Concerns about the hazards the Crossroads ships might pose to Hunters Point and the San Francisco area were expressed early on. In 1947, Warren, the UCLA doctor, wrote to Navy Adm. W.S. Parsons about the Crossroads hazards, saying, among other things: "The residual of even what are considered safe amounts of long-life fission products will be the cause of uncertainty in the development of illness in so called susceptible individuals.
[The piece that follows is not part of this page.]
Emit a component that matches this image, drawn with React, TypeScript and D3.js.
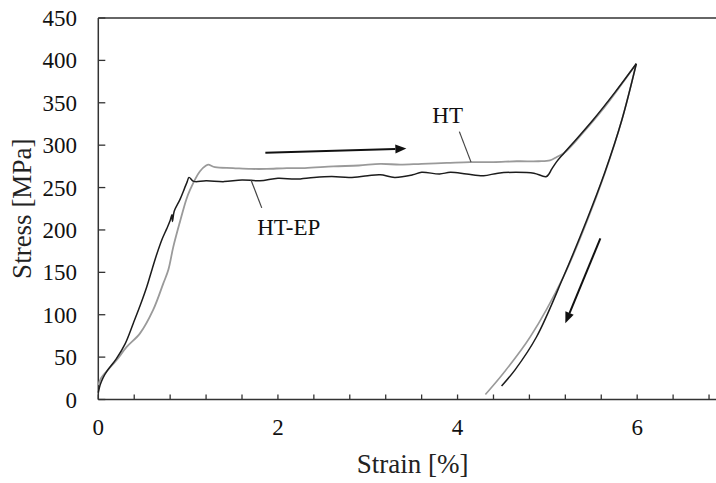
import * as d3 from "d3";

// stress-strain readings, [strain %, stress MPa]
const htEpLoading: [number, number][] = [
  [0, 8], [0.02, 17], [0.05, 25], [0.1, 34], [0.2, 48], [0.3, 66], [0.39, 90],
  [0.47, 112], [0.54, 133], [0.6, 154], [0.65, 171], [0.71, 189], [0.76, 201],
  [0.8, 211], [0.82, 218], [0.826, 210], [0.845, 222], [0.91, 236], [0.96, 249],
  [0.99, 257], [1.01, 262], [1.05, 258], [1.08, 257], [1.2, 258], [1.4, 257],
  [1.6, 259], [1.8, 258], [2.0, 261], [2.2, 260], [2.4, 262], [2.6, 263],
  [2.8, 262], [3.0, 264], [3.14, 265], [3.3, 262], [3.5, 265], [3.6, 268],
  [3.8, 266], [3.92, 268], [4.1, 266], [4.29, 264], [4.45, 267], [4.65, 268],
  [4.85, 267], [4.99, 263], [5.05, 272], [5.1, 280], [5.18, 290], [5.33, 308],
  [5.51, 330], [5.75, 362], [5.99, 396],
];
const htEpUnloading: [number, number][] = [
  [5.99, 396], [5.83, 330], [5.64, 268], [5.44, 212], [5.18, 145], [4.88, 74],
  [4.64, 35], [4.49, 16],
];
const htLoading: [number, number][] = [
  [0, 17], [0.03, 25], [0.1, 34], [0.2, 46], [0.316, 62], [0.464, 78],
  [0.612, 106], [0.724, 137], [0.78, 153], [0.835, 180], [0.91, 210],
  [0.98, 236], [1.02, 247], [1.13, 269], [1.2, 276], [1.225, 277], [1.3, 274],
  [1.5, 273], [1.7, 272], [1.875, 272], [2.1, 273], [2.3, 273], [2.617, 275],
  [2.9, 276], [3.14, 278], [3.36, 277], [3.6, 278], [3.88, 279], [4.14, 280],
  [4.4, 280], [4.66, 281], [4.9, 281], [5.03, 282], [5.105, 286], [5.2, 292],
  [5.4, 315], [5.6, 340], [5.8, 368], [5.99, 396],
];
const htUnloading: [number, number][] = [
  [5.99, 396], [5.83, 330], [5.64, 267], [5.44, 210], [5.18, 145], [4.81, 74],
  [4.51, 31], [4.31, 6],
];

const yTicks = [0, 50, 100, 150, 200, 250, 300, 350, 400, 450];
const xLabels = [0, 2, 4, 6];
const xMinorStep = 0.4;

// annotations in data units
const loadArrow: [number, number][] = [[1.86, 291], [3.43, 296]];
const unloadArrow: [number, number][] = [[5.59, 190], [5.2, 90]];
const htLabel = { text: "HT", at: [3.89, 326], leader: [[4.02, 316], [4.15, 280]] };
const htEpLabel = { text: "HT-EP", at: [2.12, 194], leader: [[1.7, 259], [1.82, 226]] };

const W = 716;
const H = 483;
const font = "'Liberation Serif', 'Times New Roman', serif";

export default function App() {
  const x = d3.scaleLinear().domain([0, 7]).range([98.3, 727]);
  const y = d3.scaleLinear().domain([0, 450]).range([399.5, 18]);

  const line = d3
    .line<[number, number]>()
    .x((d) => x(d[0]))
    .y((d) => y(d[1]))
    .curve(d3.curveCatmullRom.alpha(0.5));

  const minorTicks = d3.range(0, 7.01, xMinorStep);

  const arrow = (a: [number, number][], key: string) => {
    const x1 = x(a[0][0]), y1 = y(a[0][1]);
    const x2 = x(a[1][0]), y2 = y(a[1][1]);
    const ang = Math.atan2(y2 - y1, x2 - x1);
    const len = 11, half = 4.5;
    const bx = x2 - len * Math.cos(ang), by = y2 - len * Math.sin(ang);
    const px = -Math.sin(ang) * half, py = Math.cos(ang) * half;
    return (
      <g key={key}>
        <line x1={x1} y1={y1} x2={bx} y2={by} stroke="#111" strokeWidth={2} />
        <path d={`M${x2},${y2}L${bx + px},${by + py}L${bx - px},${by - py}Z`} fill="#111" />
      </g>
    );
  };

  return (
    <svg
      width={W}
      height={H}
      style={{ position: "absolute", left: 0, top: 0, background: "#fff", fontFamily: font }}
    >
      <rect width={W} height={H} fill="#fff" />
      {/* axes frame */}
      <line x1={x(0)} y1={y(0)} x2={W} y2={y(0)} stroke="#333" strokeWidth={1.5} />
      <line x1={x(0)} y1={y(450)} x2={W} y2={y(450)} stroke="#333" strokeWidth={1.5} />
      <line x1={x(0)} y1={y(0)} x2={x(0)} y2={y(450)} stroke="#333" strokeWidth={1.5} />

      {yTicks.map((t) => (
        <g key={"y" + t}>
          <line x1={x(0)} x2={x(0) + 7} y1={y(t)} y2={y(t)} stroke="#333" strokeWidth={1.3} />
          <text x={77} y={y(t)} dy="0.35em" textAnchor="end" fontSize={23} fill="#111">
            {t}
          </text>
        </g>
      ))}
      {minorTicks.map((t) => (
        <line key={"xm" + t} x1={x(t)} x2={x(t)} y1={y(0)} y2={y(0) - 5} stroke="#333" strokeWidth={1.3} />
      ))}
      {xLabels.map((t) => (
        <text key={"x" + t} x={x(t)} y={435} textAnchor="middle" fontSize={23} fill="#111">
          {t}
        </text>
      ))}

      <text x={x(3.5)} y={473} textAnchor="middle" fontSize={27} fill="#222">
        Strain [%]
      </text>
      <text
        transform={`translate(31,${(y(0) + y(450)) / 2}) rotate(-90)`}
        textAnchor="middle"
        fontSize={27}
        fill="#222"
      >
        Stress [MPa]
      </text>

      {/* curves */}
      <path d={line(htLoading) ?? ""} fill="none" stroke="#9a9a9a" strokeWidth={1.8} />
      <path d={line(htUnloading) ?? ""} fill="none" stroke="#9a9a9a" strokeWidth={1.6} />
      <path d={line(htEpLoading) ?? ""} fill="none" stroke="#1c1c1c" strokeWidth={1.5} />
      <path d={line(htEpUnloading) ?? ""} fill="none" stroke="#1c1c1c" strokeWidth={1.5} />

      {arrow(loadArrow, "a1")}
      {arrow(unloadArrow, "a2")}

      {[htLabel, htEpLabel].map((l) => (
        <g key={l.text}>
          <line
            x1={x(l.leader[0][0])}
            y1={y(l.leader[0][1])}
            x2={x(l.leader[1][0])}
            y2={y(l.leader[1][1])}
            stroke="#444"
            strokeWidth={1.2}
          />
          <text x={x(l.at[0])} y={y(l.at[1])} textAnchor="middle" fontSize={23} fill="#111">
            {l.text}
          </text>
        </g>
      ))}
    </svg>
  );
}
Therefore, difficult and expensive medico-legal problems will probably occur if previously contaminated target ships are cleared for constant occupancy or disposal as scrap." And while the NRDL's early attempts to decontaminate the ships from Operation Crossroads have received a fair amount of publicity over the years, the questions the decontamination effort raises about civilian occupancy of the base remain largely unasked and unanswered.

For example, the Independence was cleaned out after it arrived in San Francisco. The Navy has claimed it disposed of radioactive waste produced by NRDL research in 55-gallon drums dumped at sea. But it is hard to imagine that all of the internal fixtures and furniture from an aircraft carrier would fit neatly into 55-gallon drums. The EPA's Steve Dean believes that radium dials and instruments from the Independence likely were disposed of in the landfill. But were the carrier's larger nuclear furniture and fixtures smashed, in a heroic feat of destruction, into small pieces that would fit in the drums? Were they sold for salvage or scrap? Were they put in the landfill at Hunters Point?

Even more questions surround the sandblasting operation.

Although early decontamination work occurred all over the shipyard, the Navy's environmental contractors have checked for radiation only where the Navy directed them to check -- mostly in former laboratory buildings. It appears that there has been no systematic sampling of the shipyard for radiation, other than on the surface of the landfill. The area from the landfill to the water, on the southeast side of the shipyard, was created originally by filling in a portion of the bay; it is known to have been used for disposal of all manner of shipyard refuse, including oil and chemicals. And yet that area has not been fully investigated in regard to radiation, even though the Navy's own environmental contractors have repeatedly brought up the possibility of contamination.

A 1988 report on the southeast end of the shipyard, which includes the landfill area, by Navy contractor Harding Lawson Associates notes: "Waste disposal in the bay fill area may also include sandblast waste from ships exposed to nuclear detonations in the Bikini Atolls." (Attempts to contact officials for Harding Lawson Associates, which is no longer in business, were unsuccessful.) In a similar report completed in 1992, another Navy contractor mentioned "unsubstantiated claims" that "sandblast wastes from the maintenance of ships that were involved in the testing of nuclear weaponry may have been disposed on-site." The report doesn't reveal if the claims were investigated, or whether the supposed "on-site" location is known.

Three years later, in yet another report, contractor PRC Inc. says, "It has been postulated that fallout particles, including cesium-137 and plutonium-239, may have been mixed with sandblast waste s that were generated during Operation Crossroads decontamination activities."

The danger posed by the Crossroads decontamination effort at Hunters Point is neither theoretical nor negligible. The ships cleaned at the shipyard had been grossly contaminated by a plutonium fission bomb. Plutonium has a half-life of 24,000 years, meaning that half of whatever plutonium and other fission products were sandblasted from the ships at Hunters Point will still exist, somewhere, for thousands of years. The risk of plutonium remains long after it has settled into the ground; any disturbance of the soil -- including construction or wind -- can kick up dustlike plutonium particles. Even one of those particles, if inhaled and lodged in the lungs, can cause cancer. Clearly, historical evidence suggests that sandblast grit contaminated with fallout particles was disposed of at or near the landfill, and in the bay itself. Yet the matter has never been fully investigated by the Navy or its contractors.